__RAW DATA__.
------------------------------------

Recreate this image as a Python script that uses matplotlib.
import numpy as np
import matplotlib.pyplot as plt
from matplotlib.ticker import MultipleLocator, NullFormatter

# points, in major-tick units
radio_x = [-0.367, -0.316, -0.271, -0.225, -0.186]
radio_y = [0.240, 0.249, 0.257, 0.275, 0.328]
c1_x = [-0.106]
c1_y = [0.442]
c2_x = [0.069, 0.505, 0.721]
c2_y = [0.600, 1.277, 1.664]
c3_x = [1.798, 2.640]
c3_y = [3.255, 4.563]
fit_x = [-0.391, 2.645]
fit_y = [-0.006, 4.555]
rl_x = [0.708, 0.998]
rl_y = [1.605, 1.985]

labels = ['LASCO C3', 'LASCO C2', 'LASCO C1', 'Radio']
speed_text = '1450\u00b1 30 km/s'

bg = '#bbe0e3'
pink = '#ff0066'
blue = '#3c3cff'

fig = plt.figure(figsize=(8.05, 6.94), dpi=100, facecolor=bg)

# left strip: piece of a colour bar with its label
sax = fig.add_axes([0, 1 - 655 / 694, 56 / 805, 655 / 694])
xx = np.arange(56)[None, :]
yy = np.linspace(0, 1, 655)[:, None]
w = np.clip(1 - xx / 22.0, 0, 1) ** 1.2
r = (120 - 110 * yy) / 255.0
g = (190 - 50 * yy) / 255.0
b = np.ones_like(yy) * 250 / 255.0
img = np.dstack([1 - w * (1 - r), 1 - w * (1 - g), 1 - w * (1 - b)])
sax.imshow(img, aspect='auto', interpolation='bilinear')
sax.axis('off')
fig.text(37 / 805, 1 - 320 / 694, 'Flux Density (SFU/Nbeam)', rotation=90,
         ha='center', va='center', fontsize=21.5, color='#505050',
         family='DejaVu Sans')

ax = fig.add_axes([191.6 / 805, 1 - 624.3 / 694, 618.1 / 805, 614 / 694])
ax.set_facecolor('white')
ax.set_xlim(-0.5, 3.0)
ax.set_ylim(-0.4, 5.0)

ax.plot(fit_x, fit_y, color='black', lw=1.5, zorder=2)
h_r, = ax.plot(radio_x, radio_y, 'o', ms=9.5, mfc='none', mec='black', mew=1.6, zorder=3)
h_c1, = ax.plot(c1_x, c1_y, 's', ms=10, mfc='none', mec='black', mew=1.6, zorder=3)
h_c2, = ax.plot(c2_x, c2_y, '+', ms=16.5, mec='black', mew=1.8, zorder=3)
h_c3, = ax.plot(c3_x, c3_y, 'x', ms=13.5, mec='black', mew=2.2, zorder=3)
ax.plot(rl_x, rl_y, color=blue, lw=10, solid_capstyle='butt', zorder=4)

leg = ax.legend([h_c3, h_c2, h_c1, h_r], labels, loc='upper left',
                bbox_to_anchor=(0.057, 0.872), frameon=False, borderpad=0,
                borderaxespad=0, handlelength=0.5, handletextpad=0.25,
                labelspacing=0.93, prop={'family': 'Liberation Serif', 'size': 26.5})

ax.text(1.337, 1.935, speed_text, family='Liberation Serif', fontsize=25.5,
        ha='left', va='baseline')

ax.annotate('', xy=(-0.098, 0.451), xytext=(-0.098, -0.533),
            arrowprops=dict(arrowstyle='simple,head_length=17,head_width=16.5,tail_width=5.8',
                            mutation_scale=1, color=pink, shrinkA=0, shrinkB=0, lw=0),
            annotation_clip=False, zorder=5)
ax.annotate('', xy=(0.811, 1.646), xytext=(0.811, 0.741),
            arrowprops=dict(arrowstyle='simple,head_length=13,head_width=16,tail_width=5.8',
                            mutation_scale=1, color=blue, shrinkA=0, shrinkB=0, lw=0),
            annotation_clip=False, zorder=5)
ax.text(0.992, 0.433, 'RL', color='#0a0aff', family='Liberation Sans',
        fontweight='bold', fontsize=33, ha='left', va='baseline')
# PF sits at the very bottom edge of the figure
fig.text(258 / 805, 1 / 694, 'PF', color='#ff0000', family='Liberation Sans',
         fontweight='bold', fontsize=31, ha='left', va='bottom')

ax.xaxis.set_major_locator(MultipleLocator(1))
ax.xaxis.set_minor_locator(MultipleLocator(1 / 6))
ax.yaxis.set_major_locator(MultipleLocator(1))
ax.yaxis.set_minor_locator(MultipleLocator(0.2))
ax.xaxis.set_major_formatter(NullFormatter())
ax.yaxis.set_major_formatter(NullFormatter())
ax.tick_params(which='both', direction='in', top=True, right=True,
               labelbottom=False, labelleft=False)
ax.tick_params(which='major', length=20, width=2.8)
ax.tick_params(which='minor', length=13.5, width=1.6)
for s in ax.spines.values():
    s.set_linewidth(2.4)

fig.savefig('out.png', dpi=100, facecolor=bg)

------------------------------------

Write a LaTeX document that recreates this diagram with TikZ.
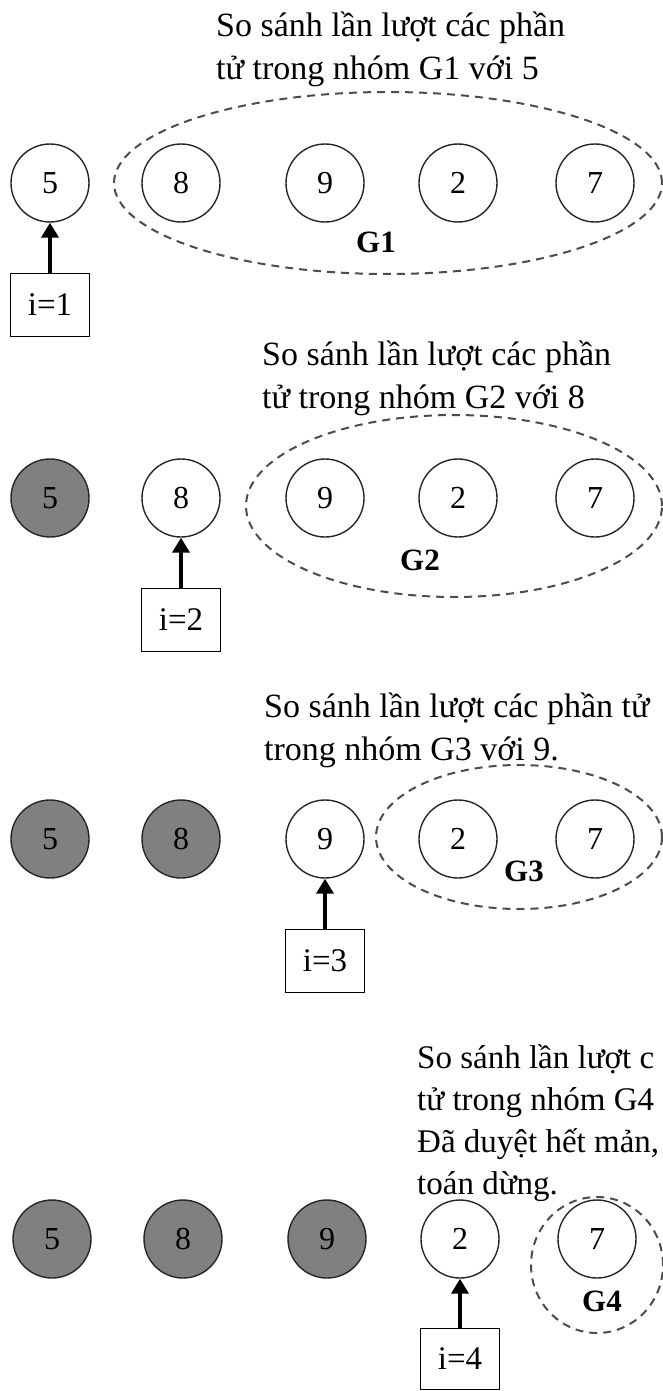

------------------------------------

__THE PROBLEM__.
The line containing "Recreate this image" opens the part, and the line containing "rl_y = [1.605, 1.985]" closes it. Output that part exactly, with both, and only that.

__RESPONSE__.
Recreate this image as a Python script that uses matplotlib.
import numpy as np
import matplotlib.pyplot as plt
from matplotlib.ticker import MultipleLocator, NullFormatter

# points, in major-tick units
radio_x = [-0.367, -0.316, -0.271, -0.225, -0.186]
radio_y = [0.240, 0.249, 0.257, 0.275, 0.328]
c1_x = [-0.106]
c1_y = [0.442]
c2_x = [0.069, 0.505, 0.721]
c2_y = [0.600, 1.277, 1.664]
c3_x = [1.798, 2.640]
c3_y = [3.255, 4.563]
fit_x = [-0.391, 2.645]
fit_y = [-0.006, 4.555]
rl_x = [0.708, 0.998]
rl_y = [1.605, 1.985]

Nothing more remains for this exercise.